Assim, “A Paixão Segundo G. H.” vira um filme de abordagem, do pensar o cinema como arte, e como as seleções imagéticas e sonoras se portam em tela ao serem confrontadas pelo peso literário. Carvalho escolhe manter o texto original fielmente apresentado em tela, como se fosse incapaz de alterar ou invadir o que Lispector fez. Mais do que uma homenagem, é um respeito pelo original quase como uma santidade inviolável. O cineasta volta o seu olhar para a representação, para a sensorialidade própria do cinema, como uma forma de transformar aquela obra santificada em algo novo, que sai das páginas e encontra uma manipulação imagética e sonora a fim de tocar o espectador de novas formas.
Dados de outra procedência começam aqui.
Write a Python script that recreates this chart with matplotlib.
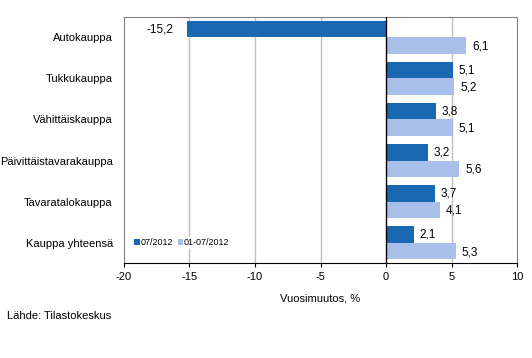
import numpy as np
import matplotlib
matplotlib.use('Agg')
import matplotlib.pyplot as plt

categories = ['Autokauppa', 'Tukkukauppa', 'Vähittäiskauppa',
              'Päivittäistavarakauppa', 'Tavaratalokauppa', 'Kauppa yhteensä']
month = [-15.2, 5.1, 3.8, 3.2, 3.7, 2.1]
ytd = [6.1, 5.2, 5.1, 5.6, 4.1, 5.3]
series_names = ['07/2012', '01-07/2012']

c_dark = '#1a68b2'
c_light = '#a8bfea'

plt.rcParams['font.family'] = ['Liberation Sans', 'DejaVu Sans']
fig = plt.figure(figsize=(5.32, 3.58), dpi=100)
ax = fig.add_axes([0.233, 0.265, 0.739, 0.688])

y = np.arange(len(categories))
h = 0.4
ax.barh(y - h/2, month, height=h, color=c_dark, label=series_names[0])
ax.barh(y + h/2, ytd, height=h, color=c_light, label=series_names[1])

def fmt(v):
    return ('%.1f' % v).replace('.', ',')

for yi, v in zip(y, month):
    if v < 0:
        ax.text(-16.2, yi - h/2, fmt(v), ha='right', va='center', fontsize=8.5)
    else:
        ax.text(v + 0.45, yi - h/2, fmt(v), ha='left', va='center', fontsize=8.5)
for yi, v in zip(y, ytd):
    ax.text(v + 0.45, yi + h/2 + 0.03, fmt(v), ha='left', va='center', fontsize=8.5)

ax.set_xlim(-20, 10)
ax.set_ylim(len(categories) - 0.5, -0.5)
ax.set_xticks([-20, -15, -10, -5, 0, 5, 10])
ax.set_xticklabels(['-20', '-15', '-10', '-5', '0', '5', '10'], fontsize=8)
ax.set_yticks(y)
ax.set_yticklabels(categories, fontsize=8)
ax.tick_params(axis='y', length=0, pad=8)
ax.tick_params(axis='x', length=3, width=0.8)
ax.set_axisbelow(True)
for xv in [-15, -10, -5, 5]:
    ax.axvline(xv, color='#c0c0c0', lw=1, zorder=0)
ax.axvline(0, color='black', lw=1, zorder=3)

for s in ['top', 'right', 'left']:
    ax.spines[s].set_color('#808080')
    ax.spines[s].set_linestyle((0, (1, 1)))
    ax.spines[s].set_linewidth(0.8)
ax.spines['bottom'].set_color('black')

ax.set_xlabel('Vuosimuutos, %', fontsize=8, labelpad=8)

ax.legend(loc='lower left', bbox_to_anchor=(0.01, 0.04), ncol=2, fontsize=6.5,
          frameon=True, framealpha=1, edgecolor='none', handlelength=0.6,
          handleheight=0.6, handletextpad=0.1, columnspacing=0.5,
          borderpad=0.2)

fig.text(0.013, 0.117, 'Lähde: Tilastokeskus', fontsize=8, ha='left', va='center')

fig.savefig('out.png', dpi=100)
A sugestão do sombrio, da intimidade, da metamorfose humana, da inquietude psicológica e da culpa, deixam de ser uma sugestão apenas, se apresentam no corpo de Maria Fernanda Cândida e em sua voz, em uma de suas grandes atuações da carreira, na trilha sonora que grita, nos planos detalhes de mãos e da barata. Assim, Carvalho venera Lispector, mas cria a sua própria “A Paixão Segundo G. H.”, com a percepção astuta do cinema não como realidade, e, sim, como uma nova possibilidade de sensações. Como uma forma de transgressão sem transgredir. Como a beleza de cada quadro desconfortável dentro daquele apartamento. E, acima de tudo, como o processo mental ganhando a tela pelo rompimento constante do espaço e do tempo.